Former Penn State coach Joe Paterno allegedly told former assistant Mike McQueary in 2001 that it wasn't the first time he had heard that Jerry Sandusky had sexually abused children, according to a 2011 Pennsylvania State Police report obtained by CNN.
According to the police report, McQueary, who went to Paterno after witnessing an alleged act of abuse by Sandusky in 2001, was allegedly told by Paterno that it "was the second complaint of this nature he had received" against Sandusky.
Sandusky was convicted in 2012 of 45 counts of child sexual abuse. He maintains his innocence and is appealing while serving 30 to 60 years in state prison.
In February 2001, McQueary, who was a graduate assistant coach at the time, went to Paterno the morning after allegedly seeing, according to the police report obtained by CNN, "an extreme sexual act occurring between Sandusky and a young boy" late on a Friday night in a team shower.
According to the police report, McQueary's account was that "Paterno, upon hearing the news, sat back in his chair with a dejected look on his face" and that the Hall of Fame coach's "eyes appeared to well up with tears."
McQueary also filed a complaint to former university president Graham Spanier, former vice president Gary Schultz and former athletic director Tim Curley. The three university officials told Sandusky not to bring children onto campus anymore, and police were not notified.
A criminal investigation into Sandusky did not begin until a Pennsylvania school district reported another complaint about him in 2008.

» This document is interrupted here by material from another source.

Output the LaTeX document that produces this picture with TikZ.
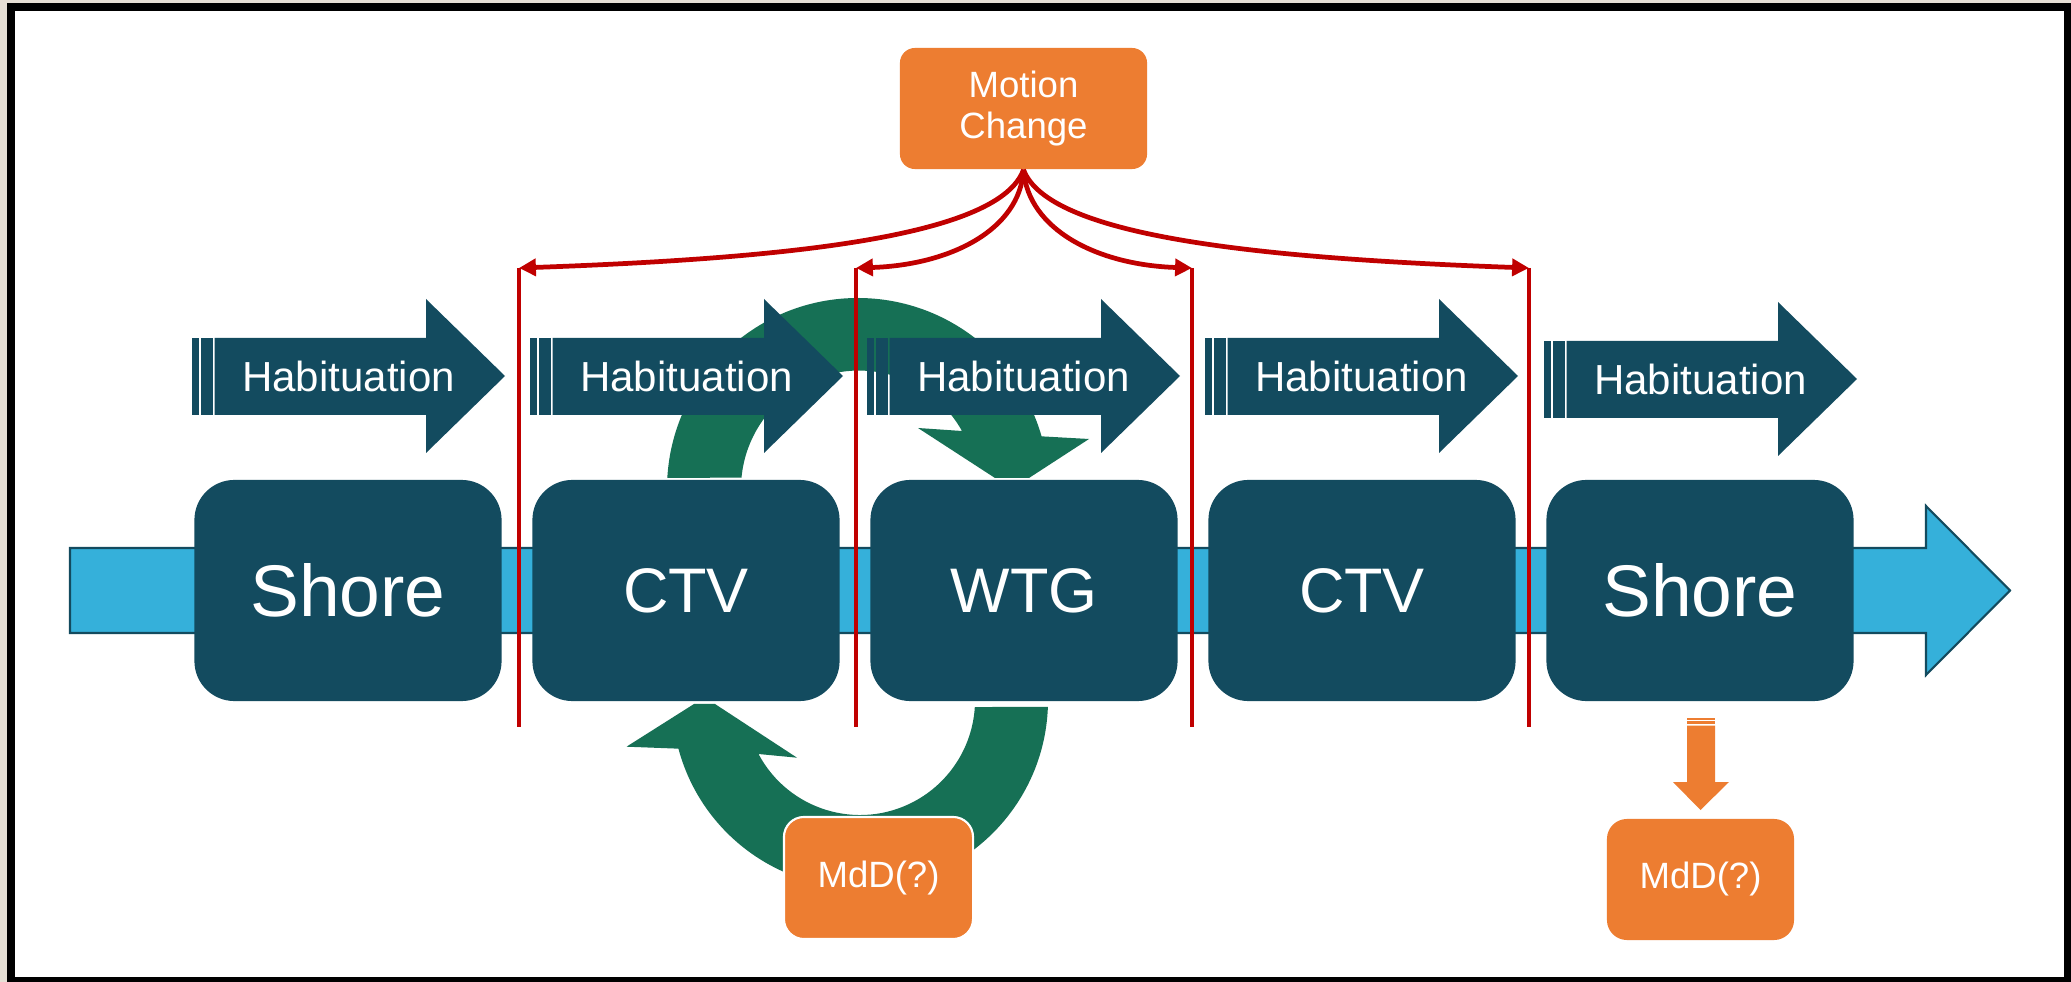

The scandal led the university to fire Paterno, who died a few months later in 2012. He was never charged with a crime, although unsealed depositions by alleged victims said Paterno knew of the abuse as far back as 1976.
Paterno told a grand jury in 2011 that he first learned in 2001 of inappropriate sexual contact by Sandusky involving young boys.
"I do not know of anything else that Jerry would be involved in of that nature, no. I do not know of it. You did mention -- I think you said something about a rumor. It may have been discussed in my presence, something else about somebody. I don't know. I don't remember, and I could not honestly say I heard a rumor," Paterno testified.
Paterno told a reporter before his death in early 2012 -- just months after Sandusky's arrest -- that the first inkling he had that Sandusky might be abusing children occurred in 2001, though there are records that show high-ranking Penn State officials dealt with a complaint in 1998 by a mother who said Sandusky had showered with her son.